I could just check out the project and wait until I come in to do a check-in. Maybe that would be best. But I like to check in frequently. I’m wondering if there’s some way I can keep a project in two repositories and keep them both up to date. That way I’d always be able to check in somewhere in case my HD dies. I have my own repository on a VPS server that I use for personal projects.
I investigated the svn switch command. With my current project in both repos I tried switching my working copy from personal to work SVN servers…
$ svn switch --relocate svn+ssh://personalvps.com/svn/project/trunk svn://worksvn/project/trunk svn: The repository at 'svn://worksvn/project/trunk' has uuid '2baef97e-42ce-488c-bbba-c2625158c643', but the WC has 'f13e1f32-dc92-4c4a-b84d-34a59fe32063'
Then I tried adding the --username and --password params but got an error saying ‘no entry found.’
Is this even possible or is it totally impractical?
UPDATE
Thanks for the answers. Unfortunately, any solution that involves action from I.T. (slight policy change, change a setting somewhere, install something) is not on the table. I have to find a solution within the current setup, which is no connections from outside except our Web servers.
I’ll take a look at distributed version control.
As a last-ditch effort, you can always poke a hole in your corporate firewall with SSH. Look into ‘ssh tunnels’ (and also, come to think of it, ‘poke a hole in the firewall’ might be a good search term too). I think you’ll want either the -L or -R ssh option, but I can’t recall which or even if they’re the right ones for sure. And if you’re running windows, it’s still possible to use the same exact technique if you install Cygwin first.

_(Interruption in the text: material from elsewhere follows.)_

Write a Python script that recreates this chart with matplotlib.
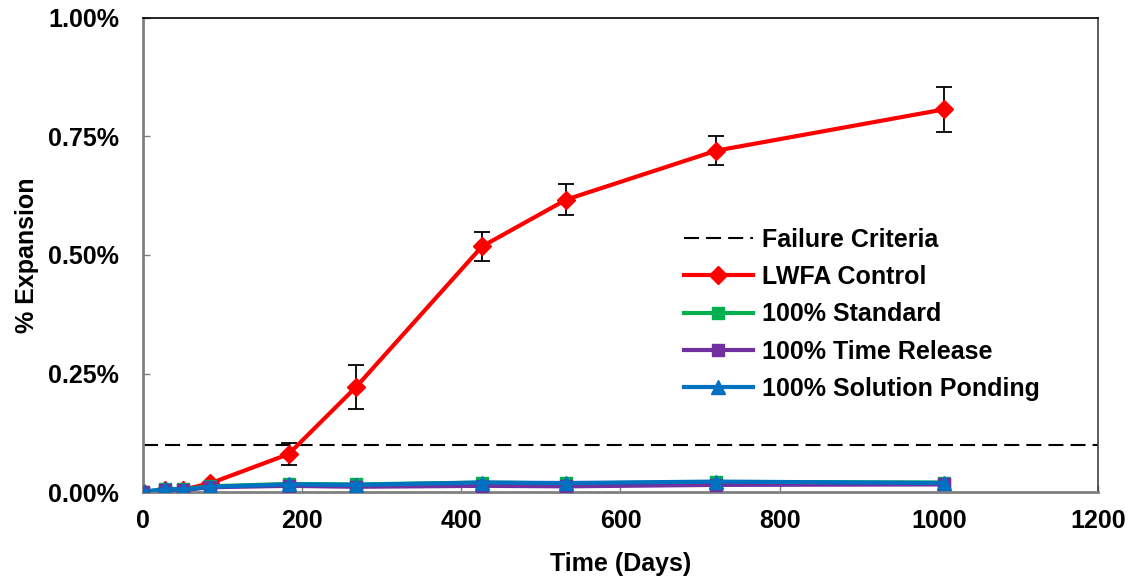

EDIT: Sorry I wasn’t more clear on how this works. The option you want is -R. It opens a port on the remote machine (for listening). When something connects to that port on the remote machine, the connection travels back down the SSH connection to the local machine, then is fowarded on to the server of your choice in the local network. You could connect to your home computer from your work computer before you leave at night with SSH to open the tunnel. Then when you’re working from home, you set your SVN working copy (using
svn switch --relocate) to point at your home computer. BTW, the SVN port is 3690 by default, if you’re running the svnserve daemon.